**Supplied records:**

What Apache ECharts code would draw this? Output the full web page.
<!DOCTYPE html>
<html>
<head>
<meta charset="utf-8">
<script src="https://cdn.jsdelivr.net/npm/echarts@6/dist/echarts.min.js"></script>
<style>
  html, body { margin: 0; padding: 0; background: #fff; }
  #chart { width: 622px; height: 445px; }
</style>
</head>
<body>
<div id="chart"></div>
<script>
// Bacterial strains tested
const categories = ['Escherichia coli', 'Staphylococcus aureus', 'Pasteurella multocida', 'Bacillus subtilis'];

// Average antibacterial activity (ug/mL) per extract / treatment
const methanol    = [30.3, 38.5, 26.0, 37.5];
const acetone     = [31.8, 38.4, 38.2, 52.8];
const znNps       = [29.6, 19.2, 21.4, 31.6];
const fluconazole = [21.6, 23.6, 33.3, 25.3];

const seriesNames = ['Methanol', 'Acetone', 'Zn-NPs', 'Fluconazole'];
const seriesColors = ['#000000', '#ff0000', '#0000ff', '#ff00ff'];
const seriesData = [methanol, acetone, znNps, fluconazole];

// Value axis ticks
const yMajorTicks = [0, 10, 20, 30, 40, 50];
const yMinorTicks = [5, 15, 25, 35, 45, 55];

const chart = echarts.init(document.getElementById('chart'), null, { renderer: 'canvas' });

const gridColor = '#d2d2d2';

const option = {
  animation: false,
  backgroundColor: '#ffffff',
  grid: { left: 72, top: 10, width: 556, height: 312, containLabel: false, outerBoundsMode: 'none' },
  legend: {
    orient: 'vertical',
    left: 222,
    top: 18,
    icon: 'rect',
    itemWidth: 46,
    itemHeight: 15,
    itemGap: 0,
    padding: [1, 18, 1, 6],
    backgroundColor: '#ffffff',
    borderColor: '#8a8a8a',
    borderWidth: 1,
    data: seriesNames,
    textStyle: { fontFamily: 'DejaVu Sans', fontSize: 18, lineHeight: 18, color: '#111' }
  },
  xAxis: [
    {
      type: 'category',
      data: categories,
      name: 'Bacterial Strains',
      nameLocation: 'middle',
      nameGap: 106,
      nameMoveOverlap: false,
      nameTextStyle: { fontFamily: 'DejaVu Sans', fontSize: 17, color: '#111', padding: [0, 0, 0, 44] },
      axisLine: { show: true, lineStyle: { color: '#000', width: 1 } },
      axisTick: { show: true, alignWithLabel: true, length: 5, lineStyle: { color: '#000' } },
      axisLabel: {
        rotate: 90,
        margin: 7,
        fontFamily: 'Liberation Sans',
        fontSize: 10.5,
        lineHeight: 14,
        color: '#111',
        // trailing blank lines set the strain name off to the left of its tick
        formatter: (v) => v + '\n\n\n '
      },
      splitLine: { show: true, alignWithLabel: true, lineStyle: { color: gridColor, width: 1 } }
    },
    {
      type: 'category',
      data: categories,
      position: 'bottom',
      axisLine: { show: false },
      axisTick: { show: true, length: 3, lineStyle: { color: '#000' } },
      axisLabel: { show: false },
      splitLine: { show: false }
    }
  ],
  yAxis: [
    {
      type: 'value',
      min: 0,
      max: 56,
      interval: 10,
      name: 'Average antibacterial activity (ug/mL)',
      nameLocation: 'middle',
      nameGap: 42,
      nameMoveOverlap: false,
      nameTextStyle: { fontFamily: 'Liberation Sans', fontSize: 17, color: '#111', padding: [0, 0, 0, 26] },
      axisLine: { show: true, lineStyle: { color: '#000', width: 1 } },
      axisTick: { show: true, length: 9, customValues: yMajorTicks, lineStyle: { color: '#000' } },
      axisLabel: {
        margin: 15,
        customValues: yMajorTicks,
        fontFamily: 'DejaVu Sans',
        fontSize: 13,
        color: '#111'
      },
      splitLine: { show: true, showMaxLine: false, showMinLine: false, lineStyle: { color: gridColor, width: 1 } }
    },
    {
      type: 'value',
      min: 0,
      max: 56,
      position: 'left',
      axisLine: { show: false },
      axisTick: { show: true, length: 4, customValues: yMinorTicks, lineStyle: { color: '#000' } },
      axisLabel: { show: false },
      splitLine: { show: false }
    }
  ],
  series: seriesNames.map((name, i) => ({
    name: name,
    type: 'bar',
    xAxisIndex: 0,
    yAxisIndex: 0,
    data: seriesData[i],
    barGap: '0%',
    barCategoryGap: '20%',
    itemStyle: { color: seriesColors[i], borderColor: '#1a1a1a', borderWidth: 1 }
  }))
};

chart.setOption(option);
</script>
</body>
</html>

--

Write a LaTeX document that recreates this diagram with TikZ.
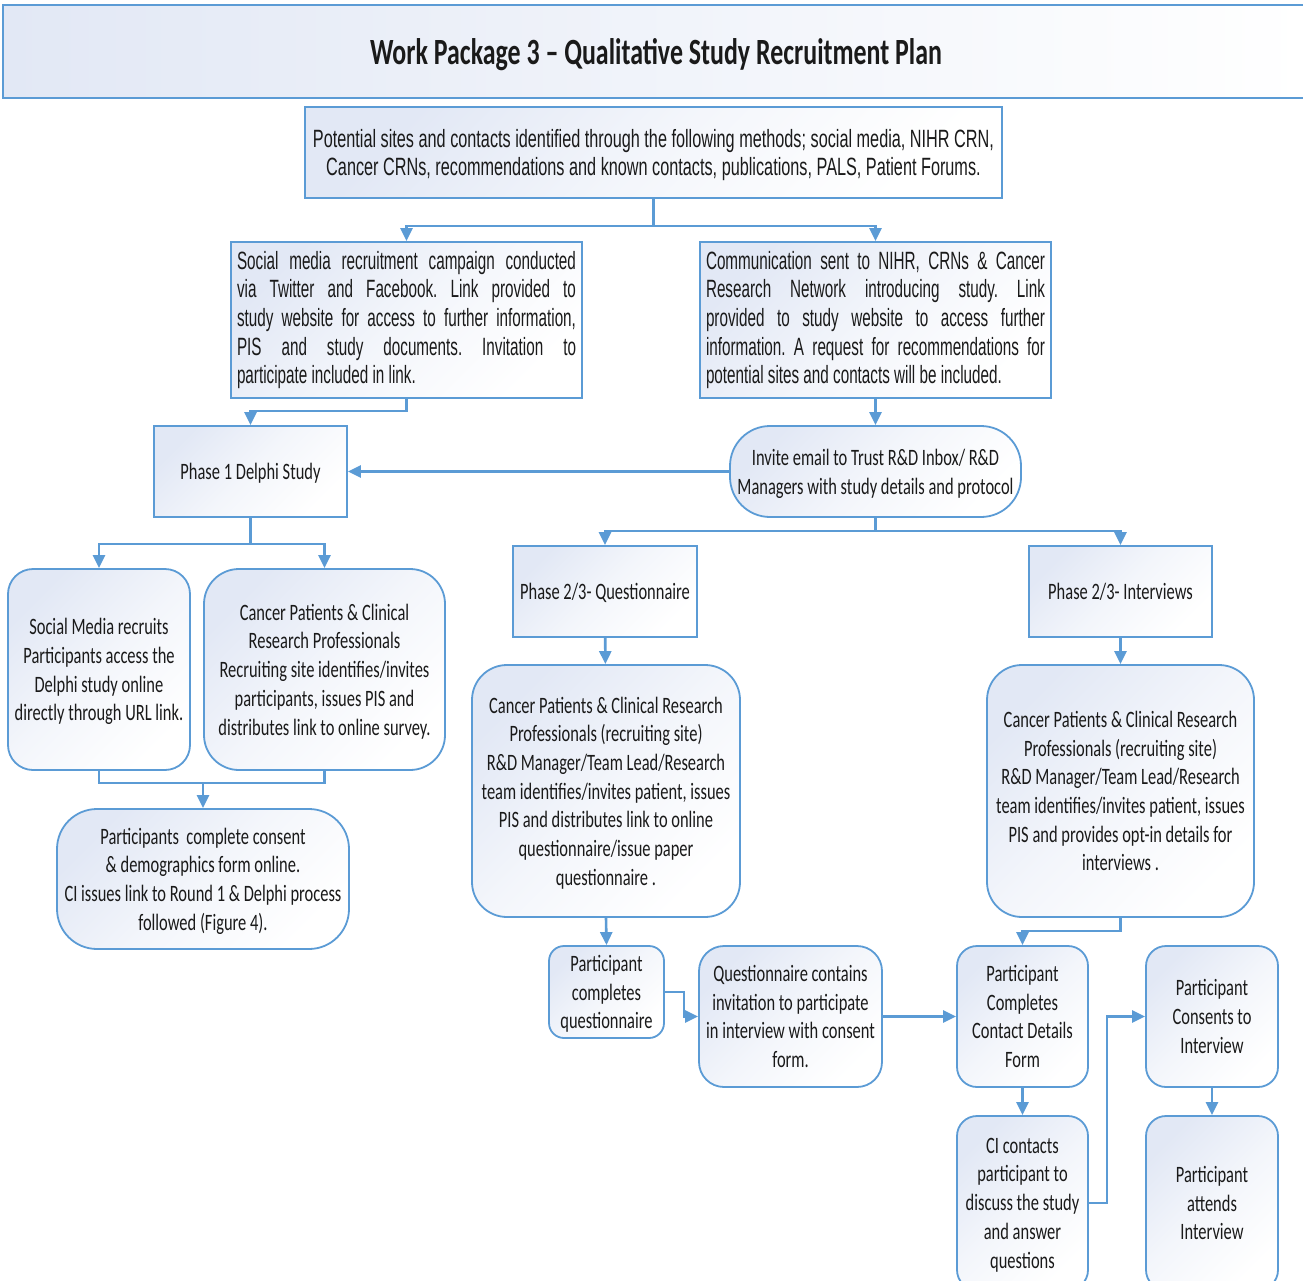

**Given request:** Begin at the line that has "What Apache ECharts", stop after the line that has "const categories = ['Escherichia", and repeat exactly those lines, nothing more.

**Solution:**
What Apache ECharts code would draw this? Output the full web page.
<!DOCTYPE html>
<html>
<head>
<meta charset="utf-8">
<script src="https://cdn.jsdelivr.net/npm/echarts@6/dist/echarts.min.js"></script>
<style>
  html, body { margin: 0; padding: 0; background: #fff; }
  #chart { width: 622px; height: 445px; }
</style>
</head>
<body>
<div id="chart"></div>
<script>
// Bacterial strains tested
const categories = ['Escherichia coli', 'Staphylococcus aureus', 'Pasteurella multocida', 'Bacillus subtilis'];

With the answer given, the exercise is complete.